§ TASK INSTRUCTIONS
Reproduce the listing below exactly, minus its pictures.
----------------
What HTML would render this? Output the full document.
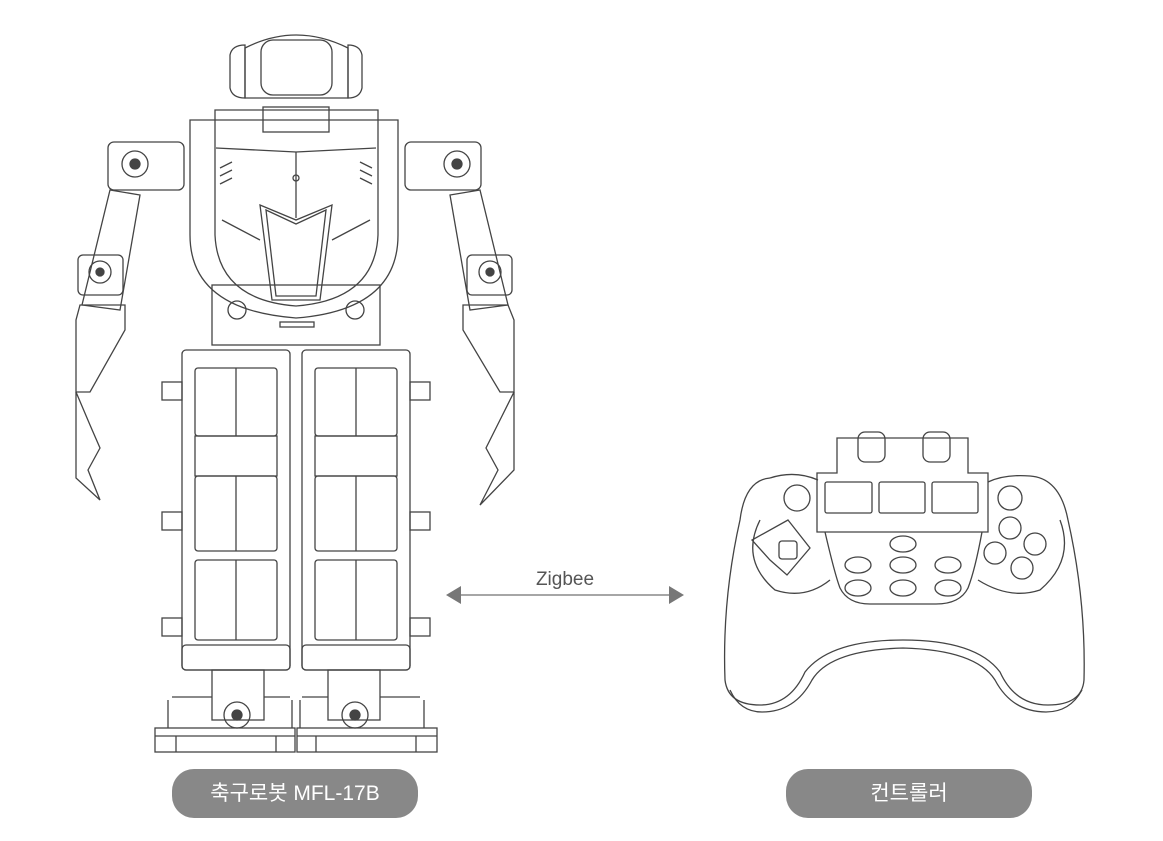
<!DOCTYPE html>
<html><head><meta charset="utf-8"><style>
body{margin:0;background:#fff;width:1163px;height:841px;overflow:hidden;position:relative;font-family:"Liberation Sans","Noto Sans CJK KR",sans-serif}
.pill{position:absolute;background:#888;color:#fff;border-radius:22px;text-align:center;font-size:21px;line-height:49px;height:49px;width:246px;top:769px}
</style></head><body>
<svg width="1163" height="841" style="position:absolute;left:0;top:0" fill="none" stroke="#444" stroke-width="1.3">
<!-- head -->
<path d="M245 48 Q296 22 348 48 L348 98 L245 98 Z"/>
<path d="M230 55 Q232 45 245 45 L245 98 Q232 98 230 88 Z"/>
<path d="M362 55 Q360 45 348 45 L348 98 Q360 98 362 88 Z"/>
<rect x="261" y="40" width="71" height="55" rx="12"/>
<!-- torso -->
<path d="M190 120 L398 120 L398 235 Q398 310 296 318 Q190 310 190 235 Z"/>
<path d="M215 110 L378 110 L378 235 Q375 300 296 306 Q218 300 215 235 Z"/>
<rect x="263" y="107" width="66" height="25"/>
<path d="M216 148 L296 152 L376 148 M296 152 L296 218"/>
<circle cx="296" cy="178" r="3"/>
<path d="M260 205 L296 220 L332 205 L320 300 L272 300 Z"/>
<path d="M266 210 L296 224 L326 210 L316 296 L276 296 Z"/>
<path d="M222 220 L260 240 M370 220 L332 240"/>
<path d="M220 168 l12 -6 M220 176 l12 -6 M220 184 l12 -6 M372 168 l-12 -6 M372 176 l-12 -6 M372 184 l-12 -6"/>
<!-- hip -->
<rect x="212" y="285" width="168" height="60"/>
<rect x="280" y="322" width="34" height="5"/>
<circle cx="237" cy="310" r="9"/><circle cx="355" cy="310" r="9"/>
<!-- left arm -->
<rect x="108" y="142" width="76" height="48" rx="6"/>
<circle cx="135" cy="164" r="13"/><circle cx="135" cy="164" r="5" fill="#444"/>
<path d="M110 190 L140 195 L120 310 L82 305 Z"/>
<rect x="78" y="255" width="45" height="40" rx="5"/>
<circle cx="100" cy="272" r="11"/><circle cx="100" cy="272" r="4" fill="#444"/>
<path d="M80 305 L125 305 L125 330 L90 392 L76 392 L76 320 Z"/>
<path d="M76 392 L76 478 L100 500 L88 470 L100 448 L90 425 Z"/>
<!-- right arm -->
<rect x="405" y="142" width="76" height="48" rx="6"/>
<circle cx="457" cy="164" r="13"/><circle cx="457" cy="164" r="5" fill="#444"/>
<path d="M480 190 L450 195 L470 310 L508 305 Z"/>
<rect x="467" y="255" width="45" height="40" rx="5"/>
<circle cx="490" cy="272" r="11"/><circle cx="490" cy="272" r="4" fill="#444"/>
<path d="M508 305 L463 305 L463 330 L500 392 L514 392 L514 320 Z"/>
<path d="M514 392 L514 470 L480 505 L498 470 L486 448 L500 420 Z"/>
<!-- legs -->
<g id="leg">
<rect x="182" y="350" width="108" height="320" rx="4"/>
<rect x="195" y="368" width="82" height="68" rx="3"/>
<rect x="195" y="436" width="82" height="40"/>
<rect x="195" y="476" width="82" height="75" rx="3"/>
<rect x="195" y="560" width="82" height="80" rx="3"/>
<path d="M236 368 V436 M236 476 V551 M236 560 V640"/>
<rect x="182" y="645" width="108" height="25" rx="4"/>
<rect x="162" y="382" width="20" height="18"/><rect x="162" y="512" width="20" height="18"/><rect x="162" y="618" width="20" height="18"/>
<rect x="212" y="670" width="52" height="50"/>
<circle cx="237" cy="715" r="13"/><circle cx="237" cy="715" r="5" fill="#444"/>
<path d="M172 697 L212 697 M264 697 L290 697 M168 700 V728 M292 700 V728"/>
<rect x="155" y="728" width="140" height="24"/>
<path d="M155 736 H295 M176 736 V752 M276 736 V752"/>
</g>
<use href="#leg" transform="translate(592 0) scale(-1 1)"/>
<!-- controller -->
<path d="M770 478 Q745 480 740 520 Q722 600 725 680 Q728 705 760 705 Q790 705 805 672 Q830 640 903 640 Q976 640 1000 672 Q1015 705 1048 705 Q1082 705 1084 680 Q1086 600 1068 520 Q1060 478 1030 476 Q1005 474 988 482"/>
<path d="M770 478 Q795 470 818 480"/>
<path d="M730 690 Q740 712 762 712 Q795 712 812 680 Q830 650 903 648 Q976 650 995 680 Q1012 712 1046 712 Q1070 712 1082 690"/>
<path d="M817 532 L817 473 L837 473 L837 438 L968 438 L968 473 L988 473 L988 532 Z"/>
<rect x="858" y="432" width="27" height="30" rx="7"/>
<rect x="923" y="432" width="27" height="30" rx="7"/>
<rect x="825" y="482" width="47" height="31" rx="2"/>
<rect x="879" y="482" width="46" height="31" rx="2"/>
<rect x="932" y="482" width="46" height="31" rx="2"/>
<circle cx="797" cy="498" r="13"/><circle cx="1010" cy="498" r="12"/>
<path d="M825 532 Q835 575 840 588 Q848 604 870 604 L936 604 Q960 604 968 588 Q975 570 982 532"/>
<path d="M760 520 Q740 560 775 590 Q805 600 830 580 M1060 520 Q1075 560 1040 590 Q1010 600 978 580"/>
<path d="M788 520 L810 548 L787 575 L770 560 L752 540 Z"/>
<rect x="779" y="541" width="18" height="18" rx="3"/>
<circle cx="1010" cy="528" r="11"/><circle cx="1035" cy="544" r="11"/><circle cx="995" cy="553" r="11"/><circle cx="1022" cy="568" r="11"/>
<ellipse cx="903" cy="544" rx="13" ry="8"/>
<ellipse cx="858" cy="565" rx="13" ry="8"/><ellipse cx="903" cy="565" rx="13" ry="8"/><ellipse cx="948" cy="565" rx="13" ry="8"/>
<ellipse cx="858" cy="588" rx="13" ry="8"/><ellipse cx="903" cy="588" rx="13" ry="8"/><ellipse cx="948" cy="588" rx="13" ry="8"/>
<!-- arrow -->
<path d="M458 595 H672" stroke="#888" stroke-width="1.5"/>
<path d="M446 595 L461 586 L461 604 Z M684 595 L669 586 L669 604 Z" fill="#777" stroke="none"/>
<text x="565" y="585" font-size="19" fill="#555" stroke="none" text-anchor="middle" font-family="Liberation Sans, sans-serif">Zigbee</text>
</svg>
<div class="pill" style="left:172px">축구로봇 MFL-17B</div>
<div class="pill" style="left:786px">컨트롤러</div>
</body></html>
----------------
§ EXERCISE ANSWER
What HTML would render this? Output the full document.
<!DOCTYPE html>
<html><head><meta charset="utf-8"><style>
body{margin:0;background:#fff;width:1163px;height:841px;overflow:hidden;position:relative;font-family:"Liberation Sans","Noto Sans CJK KR",sans-serif}
.pill{position:absolute;background:#888;color:#fff;border-radius:22px;text-align:center;font-size:21px;line-height:49px;height:49px;width:246px;top:769px}
</style></head><body>
<svg width="1163" height="841" style="position:absolute;left:0;top:0" fill="none" stroke="#444" stroke-width="1.3">
<!-- head -->
<path d="M245 48 Q296 22 348 48 L348 98 L245 98 Z"/>
<path d="M230 55 Q232 45 245 45 L245 98 Q232 98 230 88 Z"/>
<path d="M362 55 Q360 45 348 45 L348 98 Q360 98 362 88 Z"/>
<rect x="261" y="40" width="71" height="55" rx="12"/>
<!-- torso -->
<path d="M190 120 L398 120 L398 235 Q398 310 296 318 Q190 310 190 235 Z"/>
<path d="M215 110 L378 110 L378 235 Q375 300 296 306 Q218 300 215 235 Z"/>
<rect x="263" y="107" width="66" height="25"/>
<path d="M216 148 L296 152 L376 148 M296 152 L296 218"/>
<circle cx="296" cy="178" r="3"/>
<path d="M260 205 L296 220 L332 205 L320 300 L272 300 Z"/>
<path d="M266 210 L296 224 L326 210 L316 296 L276 296 Z"/>
<path d="M222 220 L260 240 M370 220 L332 240"/>
<path d="M220 168 l12 -6 M220 176 l12 -6 M220 184 l12 -6 M372 168 l-12 -6 M372 176 l-12 -6 M372 184 l-12 -6"/>
<!-- hip -->
<rect x="212" y="285" width="168" height="60"/>
<rect x="280" y="322" width="34" height="5"/>
<circle cx="237" cy="310" r="9"/><circle cx="355" cy="310" r="9"/>
<!-- left arm -->
<rect x="108" y="142" width="76" height="48" rx="6"/>
<circle cx="135" cy="164" r="13"/><circle cx="135" cy="164" r="5" fill="#444"/>
<path d="M110 190 L140 195 L120 310 L82 305 Z"/>
<rect x="78" y="255" width="45" height="40" rx="5"/>
<circle cx="100" cy="272" r="11"/><circle cx="100" cy="272" r="4" fill="#444"/>
<path d="M80 305 L125 305 L125 330 L90 392 L76 392 L76 320 Z"/>
<path d="M76 392 L76 478 L100 500 L88 470 L100 448 L90 425 Z"/>
<!-- right arm -->
<rect x="405" y="142" width="76" height="48" rx="6"/>
<circle cx="457" cy="164" r="13"/><circle cx="457" cy="164" r="5" fill="#444"/>
<path d="M480 190 L450 195 L470 310 L508 305 Z"/>
<rect x="467" y="255" width="45" height="40" rx="5"/>
<circle cx="490" cy="272" r="11"/><circle cx="490" cy="272" r="4" fill="#444"/>
<path d="M508 305 L463 305 L463 330 L500 392 L514 392 L514 320 Z"/>
<path d="M514 392 L514 470 L480 505 L498 470 L486 448 L500 420 Z"/>
<!-- legs -->
<g id="leg">
<rect x="182" y="350" width="108" height="320" rx="4"/>
<rect x="195" y="368" width="82" height="68" rx="3"/>
<rect x="195" y="436" width="82" height="40"/>
<rect x="195" y="476" width="82" height="75" rx="3"/>
<rect x="195" y="560" width="82" height="80" rx="3"/>
<path d="M236 368 V436 M236 476 V551 M236 560 V640"/>
<rect x="182" y="645" width="108" height="25" rx="4"/>
<rect x="162" y="382" width="20" height="18"/><rect x="162" y="512" width="20" height="18"/><rect x="162" y="618" width="20" height="18"/>
<rect x="212" y="670" width="52" height="50"/>
<circle cx="237" cy="715" r="13"/><circle cx="237" cy="715" r="5" fill="#444"/>
<path d="M172 697 L212 697 M264 697 L290 697 M168 700 V728 M292 700 V728"/>
<rect x="155" y="728" width="140" height="24"/>
<path d="M155 736 H295 M176 736 V752 M276 736 V752"/>
</g>
<use href="#leg" transform="translate(592 0) scale(-1 1)"/>
<!-- controller -->
<path d="M770 478 Q745 480 740 520 Q722 600 725 680 Q728 705 760 705 Q790 705 805 672 Q830 640 903 640 Q976 640 1000 672 Q1015 705 1048 705 Q1082 705 1084 680 Q1086 600 1068 520 Q1060 478 1030 476 Q1005 474 988 482"/>
<path d="M770 478 Q795 470 818 480"/>
<path d="M730 690 Q740 712 762 712 Q795 712 812 680 Q830 650 903 648 Q976 650 995 680 Q1012 712 1046 712 Q1070 712 1082 690"/>
<path d="M817 532 L817 473 L837 473 L837 438 L968 438 L968 473 L988 473 L988 532 Z"/>
<rect x="858" y="432" width="27" height="30" rx="7"/>
<rect x="923" y="432" width="27" height="30" rx="7"/>
<rect x="825" y="482" width="47" height="31" rx="2"/>
<rect x="879" y="482" width="46" height="31" rx="2"/>
<rect x="932" y="482" width="46" height="31" rx="2"/>
<circle cx="797" cy="498" r="13"/><circle cx="1010" cy="498" r="12"/>
<path d="M825 532 Q835 575 840 588 Q848 604 870 604 L936 604 Q960 604 968 588 Q975 570 982 532"/>
<path d="M760 520 Q740 560 775 590 Q805 600 830 580 M1060 520 Q1075 560 1040 590 Q1010 600 978 580"/>
<path d="M788 520 L810 548 L787 575 L770 560 L752 540 Z"/>
<rect x="779" y="541" width="18" height="18" rx="3"/>
<circle cx="1010" cy="528" r="11"/><circle cx="1035" cy="544" r="11"/><circle cx="995" cy="553" r="11"/><circle cx="1022" cy="568" r="11"/>
<ellipse cx="903" cy="544" rx="13" ry="8"/>
<ellipse cx="858" cy="565" rx="13" ry="8"/><ellipse cx="903" cy="565" rx="13" ry="8"/><ellipse cx="948" cy="565" rx="13" ry="8"/>
<ellipse cx="858" cy="588" rx="13" ry="8"/><ellipse cx="903" cy="588" rx="13" ry="8"/><ellipse cx="948" cy="588" rx="13" ry="8"/>
<!-- arrow -->
<path d="M458 595 H672" stroke="#888" stroke-width="1.5"/>
<path d="M446 595 L461 586 L461 604 Z M684 595 L669 586 L669 604 Z" fill="#777" stroke="none"/>
<text x="565" y="585" font-size="19" fill="#555" stroke="none" text-anchor="middle" font-family="Liberation Sans, sans-serif">Zigbee</text>
</svg>
<div class="pill" style="left:172px">축구로봇 MFL-17B</div>
<div class="pill" style="left:786px">컨트롤러</div>
</body></html>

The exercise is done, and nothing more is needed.